╔══
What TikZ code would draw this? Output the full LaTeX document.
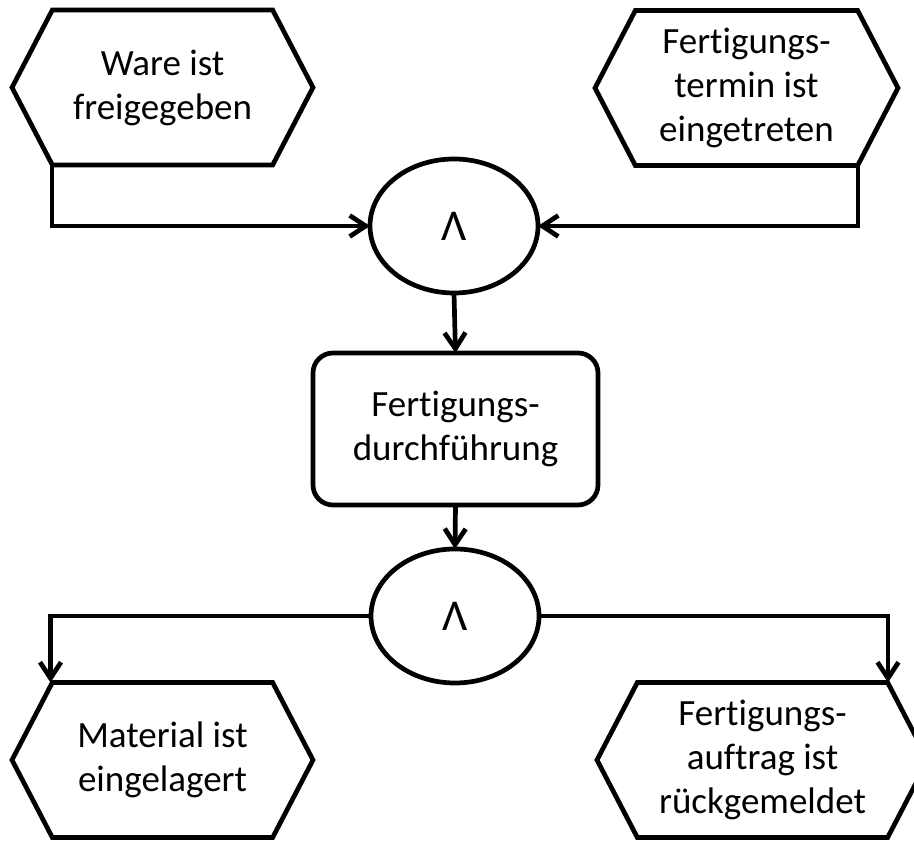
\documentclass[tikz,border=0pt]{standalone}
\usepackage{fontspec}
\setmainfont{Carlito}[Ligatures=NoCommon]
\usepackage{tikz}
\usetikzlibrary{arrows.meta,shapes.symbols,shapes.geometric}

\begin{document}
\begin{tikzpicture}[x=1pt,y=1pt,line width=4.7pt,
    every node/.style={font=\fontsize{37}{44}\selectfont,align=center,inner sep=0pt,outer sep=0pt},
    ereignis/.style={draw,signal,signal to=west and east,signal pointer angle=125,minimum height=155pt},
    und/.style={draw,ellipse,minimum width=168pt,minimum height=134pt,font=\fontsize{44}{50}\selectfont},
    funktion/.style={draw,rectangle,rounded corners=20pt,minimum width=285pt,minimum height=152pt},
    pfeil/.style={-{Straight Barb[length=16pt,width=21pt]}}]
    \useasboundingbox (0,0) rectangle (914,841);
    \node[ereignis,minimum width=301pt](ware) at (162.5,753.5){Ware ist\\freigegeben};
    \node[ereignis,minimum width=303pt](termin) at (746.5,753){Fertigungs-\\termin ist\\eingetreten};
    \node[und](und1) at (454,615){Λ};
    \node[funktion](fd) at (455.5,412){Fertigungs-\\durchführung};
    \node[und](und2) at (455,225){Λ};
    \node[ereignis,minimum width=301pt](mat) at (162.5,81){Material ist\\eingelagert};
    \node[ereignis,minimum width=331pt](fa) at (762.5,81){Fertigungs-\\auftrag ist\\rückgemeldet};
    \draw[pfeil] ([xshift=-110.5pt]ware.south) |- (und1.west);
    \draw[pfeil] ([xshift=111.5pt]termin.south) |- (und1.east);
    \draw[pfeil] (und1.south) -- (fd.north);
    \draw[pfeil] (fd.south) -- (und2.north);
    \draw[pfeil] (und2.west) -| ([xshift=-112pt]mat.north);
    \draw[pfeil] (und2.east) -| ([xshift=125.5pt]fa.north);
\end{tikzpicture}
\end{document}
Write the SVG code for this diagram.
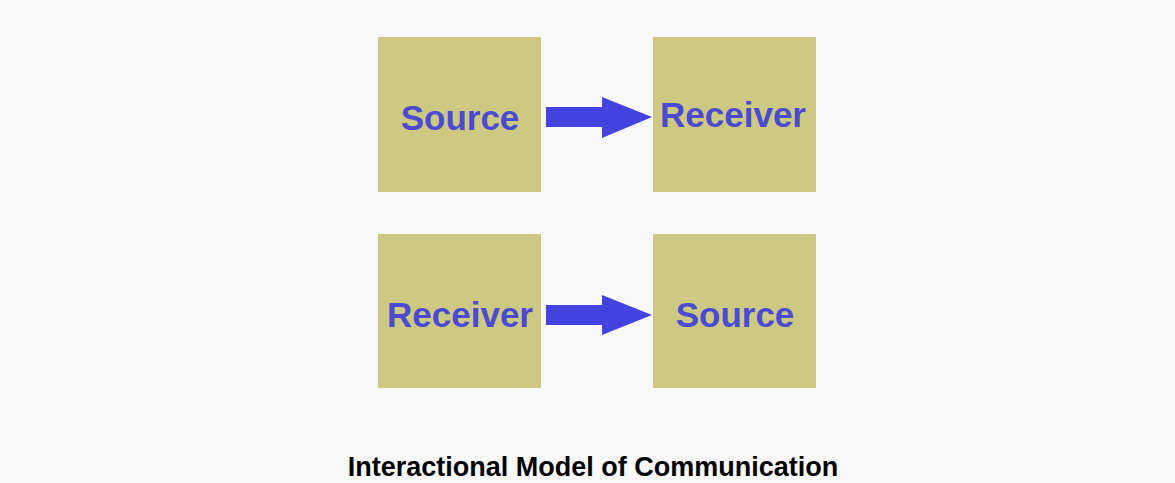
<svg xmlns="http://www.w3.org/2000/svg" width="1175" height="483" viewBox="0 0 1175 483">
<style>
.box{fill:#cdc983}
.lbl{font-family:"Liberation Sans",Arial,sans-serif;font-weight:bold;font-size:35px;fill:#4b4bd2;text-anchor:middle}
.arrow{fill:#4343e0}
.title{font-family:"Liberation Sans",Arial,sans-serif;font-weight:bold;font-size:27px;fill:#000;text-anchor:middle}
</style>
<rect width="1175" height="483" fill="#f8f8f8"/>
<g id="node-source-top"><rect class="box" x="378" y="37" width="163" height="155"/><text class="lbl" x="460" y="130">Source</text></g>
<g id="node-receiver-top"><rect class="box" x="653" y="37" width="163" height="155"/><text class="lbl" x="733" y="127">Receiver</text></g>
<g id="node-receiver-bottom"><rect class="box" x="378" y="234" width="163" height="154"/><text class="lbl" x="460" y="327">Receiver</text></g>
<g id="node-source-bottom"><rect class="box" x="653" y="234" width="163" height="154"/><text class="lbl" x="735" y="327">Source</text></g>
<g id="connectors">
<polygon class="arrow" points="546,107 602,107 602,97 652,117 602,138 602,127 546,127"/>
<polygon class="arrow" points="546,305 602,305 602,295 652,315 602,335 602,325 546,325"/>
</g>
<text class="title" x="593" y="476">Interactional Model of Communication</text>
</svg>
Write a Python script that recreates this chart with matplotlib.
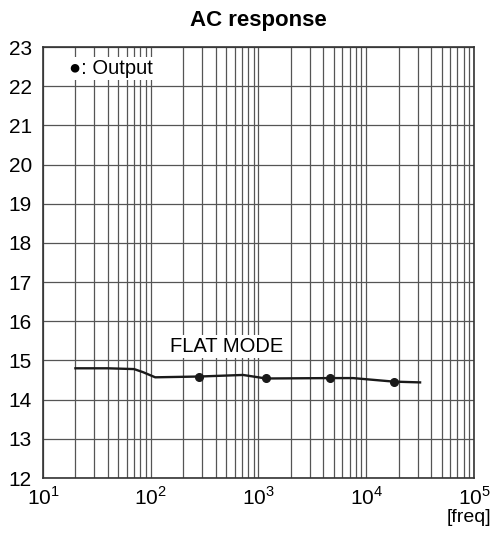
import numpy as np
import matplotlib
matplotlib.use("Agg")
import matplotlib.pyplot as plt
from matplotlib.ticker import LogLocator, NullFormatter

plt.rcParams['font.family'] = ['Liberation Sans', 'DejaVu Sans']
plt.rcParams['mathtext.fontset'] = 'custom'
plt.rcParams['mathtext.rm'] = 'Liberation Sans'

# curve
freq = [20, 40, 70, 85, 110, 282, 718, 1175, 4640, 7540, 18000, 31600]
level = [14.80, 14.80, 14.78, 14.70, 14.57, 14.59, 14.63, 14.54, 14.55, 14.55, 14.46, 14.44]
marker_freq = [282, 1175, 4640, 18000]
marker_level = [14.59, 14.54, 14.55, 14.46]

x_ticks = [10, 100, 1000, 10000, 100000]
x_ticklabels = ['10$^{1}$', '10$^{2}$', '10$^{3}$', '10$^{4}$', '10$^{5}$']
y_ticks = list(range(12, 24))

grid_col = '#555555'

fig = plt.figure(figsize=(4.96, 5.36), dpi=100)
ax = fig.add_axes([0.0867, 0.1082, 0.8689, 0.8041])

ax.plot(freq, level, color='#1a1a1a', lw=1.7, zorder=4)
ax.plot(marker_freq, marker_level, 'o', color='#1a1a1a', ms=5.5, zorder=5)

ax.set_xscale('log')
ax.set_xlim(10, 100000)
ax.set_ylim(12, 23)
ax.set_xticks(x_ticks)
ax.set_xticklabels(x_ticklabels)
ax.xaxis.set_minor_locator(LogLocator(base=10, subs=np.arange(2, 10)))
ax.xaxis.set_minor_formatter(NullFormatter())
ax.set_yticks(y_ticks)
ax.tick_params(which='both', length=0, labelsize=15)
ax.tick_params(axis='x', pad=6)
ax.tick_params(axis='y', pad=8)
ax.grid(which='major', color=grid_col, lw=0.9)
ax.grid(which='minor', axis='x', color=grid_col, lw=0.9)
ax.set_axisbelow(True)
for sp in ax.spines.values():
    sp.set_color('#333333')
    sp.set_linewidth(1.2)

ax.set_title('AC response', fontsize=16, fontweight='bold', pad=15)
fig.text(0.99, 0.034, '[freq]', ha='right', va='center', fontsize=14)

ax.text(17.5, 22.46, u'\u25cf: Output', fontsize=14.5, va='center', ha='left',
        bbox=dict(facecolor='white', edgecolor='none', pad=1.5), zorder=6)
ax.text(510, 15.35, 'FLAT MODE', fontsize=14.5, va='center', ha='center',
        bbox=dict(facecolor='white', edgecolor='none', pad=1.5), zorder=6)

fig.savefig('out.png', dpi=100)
╚══
**REQUIREMENT:** For the string "code", count the lines of the entries above that include it; answer with the number only.

**TASK OUTPUT:** 2